Подобное травестирование, или сознательная смысловая редукция «высокого» претекста, — ключевой прием постмодернистской техники письма. В романе «Свечка» мы имеем дело с ее искусной имитацией. По сути, Залотуха маскирует (причем, по нашему мнению, вполне сознательно) свой текст под игровое повествование, только постепенно, по мере нарастания трагического начала, открывая глубинный смысловой уровень произведения, в котором история Иова становится философско-религиозной основой для сюжета о поиске героя (по сути, сюжета Künstlerroman’а5), составляющего важную часть художественной структуры романа «Свечка». Одновременно с этим судьба Иова переосмысляется как история пути человека навстречу Богу (или на встречу с Богом). В полном согласии с русской литературной традицией, и прежде всего с традицией Достоевского, такой путь пролегает через символическую смерть и духовное воскресение героя. Не говоря уже о том, что сам прием контаминации и контекстуального расширения «вечных сюжетов», которым активно пользуется В. Залотуха, в русской культуре опробован и «узаконен» именно Достоевским.
Таким образом, диалог с библейской традицией в рамках художественной литературы Новейшего времени не может быть прямым: он опосредован лежащим между собеседниками пространством культуры. В случае с романом «Свечка» — это прежде всего русская классическая литература, для которой библейская Книга Иова стала одним из главных претекстов.

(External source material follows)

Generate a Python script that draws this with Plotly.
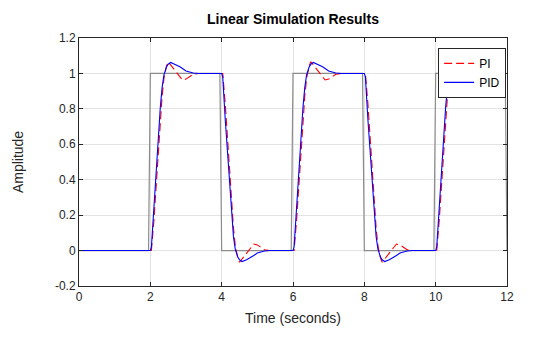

Однако недостаточно обнаружить и прокомментировать факт использования этого арсенала. Необходимо определить способ «общения» современных литераторов с классическим литературным претекстом как посредником между современностью и христианской основой русской культуры: это могут быть, как мы отметили в начале статьи, эстетическая игра или «диалог» с равноправным и «заслуженным собеседником».
Валерий Залотуха со всей очевидностью реализует второй вариант. Для него произведения Достоевского и Книга Иова — авторитетные претексты, «живые собеседники», в диалоге с которыми укрепляется связь современной литературы с ее христианской культурной основой, опосредованной опытом классики.